Computronium maximizes computing power to the point where we might imagine a Dyson sphere or a Matrioshka brain — a set of concentric Dyson spheres — created to capture usable energy from a star for use in computation. If species take such a route, and if galactic colonization via von Neumann probes could be accomplished in as little as half a million years (a reasonable extrapolation), then is the absence of the computronium ‘wave’ a sign that extraterrestrials aren’t out there? Or is it a sign (as Adam Crowl speculated to me in a recent e-mail) that the wave has already passed; i.e., the notion that we are already living in a simulation gains a delightful speculative force (I don’t believe it for a minute, but then, I’m not much an admirer of the Singularity either).

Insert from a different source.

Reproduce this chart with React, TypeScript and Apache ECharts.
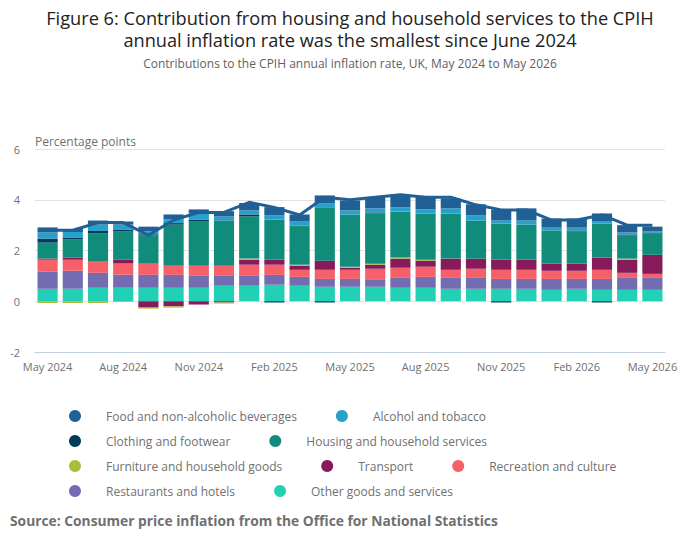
import React, { useEffect, useRef } from "react";
import * as echarts from "echarts";

const months = [
  "May 2024", "Jun 2024", "Jul 2024", "Aug 2024", "Sep 2024", "Oct 2024", "Nov 2024", "Dec 2024",
  "Jan 2025", "Feb 2025", "Mar 2025", "Apr 2025", "May 2025", "Jun 2025", "Jul 2025", "Aug 2025",
  "Sep 2025", "Oct 2025", "Nov 2025", "Dec 2025", "Jan 2026", "Feb 2026", "Mar 2026", "Apr 2026", "May 2026",
];

const otherGoods = [0.49, 0.49, 0.53, 0.53, 0.53, 0.53, 0.53, 0.61, 0.61, 0.65, 0.61, 0.57, 0.57, 0.57, 0.53, 0.53, 0.49, 0.49, 0.49, 0.49, 0.45, 0.49, 0.45, 0.45, 0.45];
const restaurants = [0.67, 0.71, 0.59, 0.51, 0.51, 0.51, 0.47, 0.39, 0.39, 0.39, 0.35, 0.31, 0.31, 0.27, 0.39, 0.43, 0.43, 0.43, 0.39, 0.39, 0.43, 0.39, 0.43, 0.47, 0.47];
const recreation = [0.48, 0.44, 0.44, 0.45, 0.44, 0.36, 0.40, 0.40, 0.44, 0.40, 0.28, 0.36, 0.36, 0.44, 0.40, 0.40, 0.32, 0.36, 0.36, 0.36, 0.32, 0.32, 0.36, 0.20, 0.16];
const transport = [0.04, 0.08, 0, 0.15, -0.25, -0.2, -0.13, -0.05, 0.2, 0.2, 0.16, 0.36, 0.08, 0.16, 0.36, 0.24, 0.44, 0.4, 0.4, 0.4, 0.28, 0.28, 0.48, 0.52, 0.75];
const furniture = [-0.07, -0.07, -0.07, -0.03, -0.04, -0.05, 0, -0.04, 0.04, 0, 0.04, 0, 0.04, 0.04, 0.04, 0.04, 0, 0, 0, 0, 0, 0, 0, 0.04, 0];
const housing = [0.63, 0.71, 1.11, 1.11, 1.12, 1.62, 1.74, 1.74, 1.66, 1.58, 1.52, 2.1, 2.06, 1.98, 1.82, 1.82, 1.78, 1.5, 1.42, 1.38, 1.31, 1.27, 1.34, 0.91, 0.84];
const clothing = [0.16, 0.08, 0.1, 0.08, 0.04, 0.06, 0.08, 0.04, 0.08, -0.05, 0.02, -0.05, 0, 0.04, 0, 0, 0, 0, -0.05, 0, 0, 0.04, -0.05, 0.04, 0.04];
const alcohol = [0.24, 0.22, 0.25, 0.19, 0.12, 0.15, 0.24, 0.16, 0.16, 0.16, 0.16, 0.15, 0.16, 0.16, 0.16, 0.16, 0.2, 0.2, 0.12, 0.16, 0.11, 0.11, 0.08, 0.08, 0.04];
const food = [0.2, 0.12, 0.16, 0.12, 0.18, 0.19, 0.16, 0.21, 0.29, 0.33, 0.28, 0.32, 0.39, 0.45, 0.47, 0.51, 0.39, 0.44, 0.44, 0.48, 0.36, 0.36, 0.32, 0.29, 0.19];
const cpihRate = [2.8, 2.8, 3.1, 3.1, 2.6, 3.2, 3.5, 3.5, 3.9, 3.7, 3.4, 4.1, 4.0, 4.1, 4.2, 4.1, 4.1, 3.8, 3.6, 3.6, 3.2, 3.2, 3.4, 3.0, 3.0];

// stacking order: bottom first
const stackSeries = [
  { name: "Other goods and services", data: otherGoods, color: "#22d0b6" },
  { name: "Restaurants and hotels", data: restaurants, color: "#746cb1" },
  { name: "Recreation and culture", data: recreation, color: "#f66068" },
  { name: "Transport", data: transport, color: "#871a5b" },
  { name: "Furniture and household goods", data: furniture, color: "#a8bd3a" },
  { name: "Housing and household services", data: housing, color: "#118c7b" },
  { name: "Clothing and footwear", data: clothing, color: "#003c57" },
  { name: "Alcohol and tobacco", data: alcohol, color: "#27a0cc" },
  { name: "Food and non-alcoholic beverages", data: food, color: "#206095" },
];

const legendRows = [
  ["Food and non-alcoholic beverages", "Alcohol and tobacco"],
  ["Clothing and footwear", "Housing and household services"],
  ["Furniture and household goods", "Transport", "Recreation and culture"],
  ["Restaurants and hotels", "Other goods and services"],
];

const titleText =
  "Figure 6: Contribution from housing and household services to the CPIH\nannual inflation rate was the smallest since June 2024";
const subtitleText = "Contributions to the CPIH annual inflation rate, UK, May 2024 to May 2026";
const yAxisTitle = "Percentage points";
const sourceText = "Source: Consumer price inflation from the Office for National Statistics";

const FONT = "'Open Sans', 'Noto Sans', sans-serif";

export default function App() {
  const ref = useRef<HTMLDivElement>(null);
  useEffect(() => {
    if (!ref.current) return;
    const chart = echarts.init(ref.current, undefined, { renderer: "svg" });
    const option = {
      animation: false,
      textStyle: { fontFamily: FONT },
      grid: { left: 35, right: 35, top: 149, bottom: 197 },
      xAxis: {
        type: "category",
        data: months,
        boundaryGap: true,
        axisLine: { onZero: false, lineStyle: { color: "#c3cfe2", width: 1 } },
        axisTick: { alignWithLabel: true, interval: 2, length: 7, lineStyle: { color: "#c3cfe2" } },
        axisLabel: { interval: 2, color: "#707070", fontSize: 11, margin: 9, fontFamily: FONT },
        splitLine: { show: false },
      },
      yAxis: {
        type: "value",
        min: -2,
        max: 6,
        interval: 2,
        axisLine: { show: false },
        axisTick: { show: false },
        axisLabel: { color: "#707070", fontSize: 11, margin: 15, fontFamily: FONT },
        splitLine: { lineStyle: { color: "#e2e2e2" } },
      },
      legend: legendRows.map((row, i) => ({
        data: row,
        left: 69,
        top: 410 + i * 25,
        orient: "horizontal",
        icon: "circle",
        itemWidth: 52,
        itemHeight: 12,
        itemGap: 39,
        padding: 0,
        selectedMode: false,
        textStyle: { color: "#707070", fontSize: 12, fontFamily: FONT },
      })),
      graphic: [
        {
          type: "text",
          x: 350,
          y: 6.5,
          style: {
            text: titleText,
            align: "center",
            verticalAlign: "top",
            lineHeight: 22.4,
            fill: "#222222",
            font: `18.2px ${FONT}`,
          },
        },
        {
          type: "text",
          x: 350,
          y: 57,
          style: {
            text: subtitleText,
            align: "center",
            verticalAlign: "top",
            fill: "#5f5f5f",
            font: `12px ${FONT}`,
          },
        },
        {
          type: "text",
          left: 35,
          top: 135,
          style: { text: yAxisTitle, fill: "#707070", font: `12px ${FONT}` },
        },
        {
          type: "text",
          left: 10,
          top: 513,
          style: { text: sourceText, fill: "#707070", font: `bold 13.8px ${FONT}` },
        },
      ],
      series: [
        ...stackSeries.map((s) => ({
          name: s.name,
          type: "bar",
          stack: "total",
          data: s.data,
          barCategoryGap: "20%",
          itemStyle: { color: s.color },
          emphasis: { disabled: true },
        })),
        {
          name: "CPIH annual rate",
          type: "line",
          data: cpihRate,
          symbol: "none",
          z: 5,
          lineStyle: { color: "#206095", width: 3 },
          itemStyle: { color: "#206095" },
        },
      ],
    };
    chart.setOption(option as any);
    return () => chart.dispose();
  }, []);
  return (
    <div
      ref={ref}
      style={{ position: "fixed", left: 0, top: 0, width: 700, height: 549, background: "#ffffff" }}
    />
  );
}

My own thinking on von Neumann probes is that self-replicating technology like this is best used in Dvorsky’s category two, the Bracewell probe. Ronald Bracewell imagined probes set up in an array of communications relays and Dvorsky points to the obvious cultural example in recent times, Sagan’s Contact, where a dormant Bracewell probe awakens in the Vega system and began to transmit to Earth after receiving radio evidence that a technological civilization is nearby. Bracewell probes in our own system? The most encouraging thing that can be said about the search for such is that there is no shortage of places to look. Stable orbits around Jupiter make a certain sense.